Lake Tarawera, at the foot of the ruins of Mount Tarawera, is the site of New Zealand’s creepiest ghost story.
On the morning of 31 May 1886, just as the mist was rising from the lake, a pair of sightseeing parties set out across the water. Their guides were reluctant, because the lake was acting strangely: as the boats were preparing to take on their passengers, the water level rose suddenly by more than a metre then sank just as rapidly. It took some fast talking and, one suspects, the greasing of palms before the European passengers were able to persuade their boatmen to proceed.
While they were out on the water, both groups saw a large waka tauā being paddled toward the mountain. The occupants wore full ceremonial dress and the greenery of mourning. Their crew called out to the paddlers, but there was no reply. As they watched, waka and crew disappeared into the mist.
All agreed it was a magnificent sight, but the local Māori later pointed out that no such vessel had ever graced the lake, or at least, not within living memory. They were perfectly certain that this was an omen of the direst possible kind.
Anyone who scoffed would have felt a mite silly when, 11 days later on the night of 10 June 1886, Mount Tarawera launched into a violent six-hour eruption that tore the mountain apart, drained a lake, buried the famous Pink and White Terraces along with three villages and killed an estimated 153 people. It was the worst natural disaster in New Zealand’s recorded history.
Both stories – the phantom canoe and the deadly eruption – add a frisson to any visit to the dark waters of Lake Tarawera, or the blasted remnants of the mountain itself. The area draws thousands of visitors.
The summit ridge of the volcano is a wearying scramble up fans of scree, the reward being spectacular views and the exhilarating return journey down the rolling, rattling cinder slope.

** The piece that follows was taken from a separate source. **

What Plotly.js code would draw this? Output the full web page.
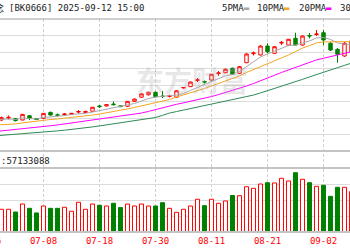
<!DOCTYPE html>
<html><head><meta charset="utf-8">
<script src="https://cdn.plot.ly/plotly-3.0.1.min.js"></script>
<style>html,body{margin:0;padding:0;background:#fff;overflow:hidden}#chart{width:350px;height:250px}</style>
</head><body><div id="chart"></div>
<script>
// ---------- data ----------
const dates = ['06-26','06-27','06-30','07-01','07-02','07-03','07-04','07-07','07-08','07-09','07-10','07-11','07-14','07-15','07-16','07-17','07-18','07-21','07-22','07-23','07-24','07-25','07-28','07-29','07-30','07-31','08-01','08-04','08-05','08-06','08-07','08-08','08-11','08-12','08-13','08-14','08-15','08-18','08-19','08-20','08-21','08-22','08-25','08-26','08-27','08-28','08-29','09-01','09-02','09-03','09-04','09-05','09-08'];
const openP  = [1185,1195,1188,1200,1196,1188,1214,1197,1198,1234,1219,1221,1222,1236,1233,1241,1273,1273,1285,1274,1271,1301,1326,1341,1356,1333,1331,1326,1382,1390,1428,1421,1430,1469,1474,1501,1471,1535,1590,1582,1636,1592,1654,1642,1683,1642,1700,1706,1717,1653,1616,1576,1600];
const highP  = [1200,1203,1209,1215,1200,1224,1218,1200,1230,1239,1227,1230,1230,1248,1245,1267,1279,1282,1300,1276,1303,1318,1349,1358,1361,1364,1342,1368,1388,1421,1442,1427,1467,1485,1500,1506,1515,1592,1603,1642,1653,1636,1667,1679,1717,1700,1715,1733,1733,1661,1624,1661,1685];
const lowP   = [1178,1183,1182,1191,1179,1185,1188,1188,1194,1215,1209,1212,1218,1227,1230,1236,1261,1270,1276,1267,1267,1297,1321,1336,1324,1321,1324,1324,1379,1388,1418,1409,1427,1455,1473,1461,1467,1533,1579,1579,1592,1588,1642,1639,1639,1639,1682,1697,1642,1606,1535,1570,1588];
const closeP = [1195,1190,1202,1204,1184,1222,1198,1191,1228,1218,1216,1224,1228,1239,1239,1265,1269,1281,1281,1269,1301,1315,1346,1356,1329,1330,1335,1365,1385,1418,1431,1418,1465,1473,1495,1465,1511,1588,1594,1636,1602,1632,1658,1677,1642,1697,1697,1709,1673,1612,1586,1653,1668];
const volume = [30000000,27500000,28400000,28400000,25000000,35000000,29600000,23800000,32500000,29600000,29600000,30900000,25900000,37100000,28400000,35000000,33400000,32500000,35900000,30500000,35000000,32500000,35000000,32500000,32500000,36600000,29600000,24600000,28400000,32500000,40900000,32900000,40900000,35900000,38800000,45600000,45400000,56600000,54600000,60000000,61600000,61300000,67100000,63800000,74100000,65900000,61600000,57100000,58400000,44600000,55900000,55900000,50400000];
const ma5  = [1188,1190,1191,1194,1191,1200,1197,1194,1203,1206,1209,1215,1221,1224,1229,1236,1245,1255,1264,1270,1279,1288,1303,1318,1327,1333,1336,1339,1348,1367,1385,1403,1424,1439,1455,1464,1482,1512,1539,1570,1588,1606,1624,1639,1642,1655,1667,1685,1688,1676,1655,1648,1645];
const ma10 = [1154,1156,1159,1161,1164,1170,1176,1182,1188,1191,1194,1198,1203,1207,1212,1218,1224,1231,1239,1245,1255,1264,1273,1282,1291,1300,1312,1327,1339,1352,1365,1379,1394,1409,1424,1439,1455,1476,1494,1512,1527,1544,1564,1582,1603,1624,1639,1655,1661,1662,1662,1663,1663];
const ma20 = [1113,1117,1121,1125,1129,1133,1137,1142,1147,1153,1158,1164,1169,1174,1180,1186,1192,1198,1204,1210,1215,1221,1230,1240,1251,1264,1274,1283,1292,1301,1310,1319,1330,1342,1355,1367,1378,1394,1409,1427,1442,1459,1476,1492,1507,1524,1539,1552,1562,1572,1582,1592,1602];
const ma30 = [1088,1091,1094,1097,1100,1103,1106,1109,1113,1118,1122,1126,1130,1136,1141,1146,1152,1158,1164,1170,1176,1182,1188,1195,1203,1216,1230,1239,1248,1258,1267,1276,1285,1294,1302,1310,1318,1328,1339,1352,1365,1379,1393,1406,1420,1434,1449,1462,1477,1491,1505,1519,1533];
const titleCut = '概念';
const titleText = '[BK0666] 2025-09-12 15:00';
const maNames = ['5PMA','10PMA','20PMA','30PMA'];
const volLabel = ':57133088';
const watermark = '东方财富';

// ---------- styling / geometry ----------
const W = 350, H = 250;
const MONO = 'DejaVu Sans Mono, Noto Sans CJK SC, monospace';
const RED = '#ff0000', GREEN = '#008000', GRID = '#dcdcdc';
const maColors = ['#a8a8a8', '#f5a623', '#ff00ff', '#2e8b57'];
const py = p => 1 - p / H;          // pixel row -> paper y
const xRange = [1.7857, 51.7857];
const idx = dates.map((d, i) => i);
const tickIdx = idx.filter(i => i % 8 === 0);
const xPaper = i => (i - xRange[0]) / (xRange[1] - xRange[0]);

const up = idx.map(i => closeP[i] >= openP[i]);

const traces = [
  {type:'candlestick', x: idx, open: openP, high: highP, low: lowP, close: closeP,
   xaxis:'x2', yaxis:'y', whiskerwidth:0, hoverinfo:'skip', showlegend:false,
   increasing:{line:{color:RED, width:1}, fillcolor:'#ffffff'},
   decreasing:{line:{color:GREEN, width:1}, fillcolor:GREEN}},
];
[ma5, ma10, ma20, ma30].forEach((m, k) => traces.push({
  type:'scatter', mode:'lines', x: idx, y: m, xaxis:'x2', yaxis:'y',
  line:{color: maColors[k], width:1}, hoverinfo:'skip', showlegend:false
}));
traces.push({
  type:'bar', x: idx, y: volume, xaxis:'x', yaxis:'y2', width:0.58,
  marker:{color: up.map(u => u ? '#ffffff' : GREEN),
          line:{color: up.map(u => u ? RED : GREEN), width:1}},
  hoverinfo:'skip', showlegend:false
});

const shapes = [];
tickIdx.forEach(i => shapes.push({type:'line', xref:'x', yref:'paper', x0:i, x1:i,
  y0: py(232), y1: py(19), line:{color:'#cfcfcf', width:1, dash:'3px,2px'}, layer:'below'}));
[[19,'#a0a0a0',1],[151,'#c4c4c4',2],[168,'#c4c4c4',2],[232,'#c4c4c4',2]].forEach(([p,c,w]) =>
  shapes.push({type:'line', xref:'paper', yref:'paper', x0:0, x1:1, y0:py(p), y1:py(p),
    line:{color:c, width:w}, layer:'above'}));

const annotations = [
  {xref:'paper', yref:'paper', x: 6/W, y: py(7.5), xanchor:'right', yanchor:'middle',
   text: titleCut, showarrow:false, font:{family:MONO, size:10, color:'#222'}},
  {xref:'paper', yref:'paper', x: 6.5/W, y: py(7.5), xanchor:'left', yanchor:'middle',
   text: titleText, showarrow:false, font:{family:MONO, size:9, color:'#222'}},
  {xref:'paper', yref:'paper', x: -1.5/W, y: py(161), xanchor:'left', yanchor:'middle',
   text: volLabel, showarrow:false, font:{family:MONO, size:9, color:'#222'}},
  {xref:'paper', yref:'paper', x: 192/W, y: py(80), xanchor:'center', yanchor:'middle',
   text: watermark, showarrow:false,
   font:{family:'Noto Sans CJK SC', size:28, color:'rgba(170,170,170,0.28)', weight:700}},
  {xref:'paper', yref:'paper', x: xPaper(0), y: py(241), xanchor:'center', yanchor:'middle',
   text: dates[0], showarrow:false, font:{family:MONO, size:9, color:RED}},
];
const legendX = [220, 255, 297, 338];
maNames.forEach((n, k) => annotations.push({
  xref:'paper', yref:'paper', x: legendX[k]/W, y: py(7.5), xanchor:'left', yanchor:'middle',
  text: n + '<span style="color:' + maColors[k] + '">▬</span>', showarrow:false,
  font:{family:MONO, size:9, color:'#222'}
}));

const layout = {
  width: W, height: H, margin:{l:0, r:0, t:0, b:0}, autosize:false,
  paper_bgcolor:'#ffffff', plot_bgcolor:'#ffffff', showlegend:false,
  xaxis:{domain:[0,1], anchor:'y2', range: xRange, tickmode:'array', tickvals: tickIdx,
         ticktext: tickIdx.map(i => dates[i]), tickfont:{family:MONO, size:9, color:RED},
         ticks:'', ticklabelstandoff:2, showgrid:false, zeroline:false, showline:false,
         rangeslider:{visible:false}, fixedrange:true},
  xaxis2:{domain:[0,1], anchor:'y', range: xRange, showticklabels:false, ticks:'',
          showgrid:false, zeroline:false, showline:false, rangeslider:{visible:false}},
  yaxis:{domain:[py(151), py(19)], range:[1000,1800], tickmode:'linear', tick0:1000, dtick:100,
         showticklabels:false, ticks:'', gridcolor: GRID, gridwidth:1, zeroline:false, showline:false},
  yaxis2:{domain:[py(232), py(168)], range:[0,80000000], tickmode:'linear', tick0:0, dtick:20000000,
          showticklabels:false, ticks:'', gridcolor: GRID, gridwidth:1, zeroline:false, showline:false},
  shapes, annotations
};
Plotly.newPlot('chart', traces, layout, {staticPlot:true, displayModeBar:false});
</script></body></html>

If you can stand a few bumps and grazes, then the way to tackle it is by mountain bike.
There are several picnic spots dotted around the shores of the lake. One of these, at Hot Water Beach, is adjacent to an area of submerged springs and fumaroles, and if you pick your spot, you can have a hot bath over sand heated by the same thermal engine that drove the Tarawera eruption.
Choose your spot wisely, though: anglers who get lucky with the local trout use areas of the thermally heated sand to cook their catch. Mind where you put your feet.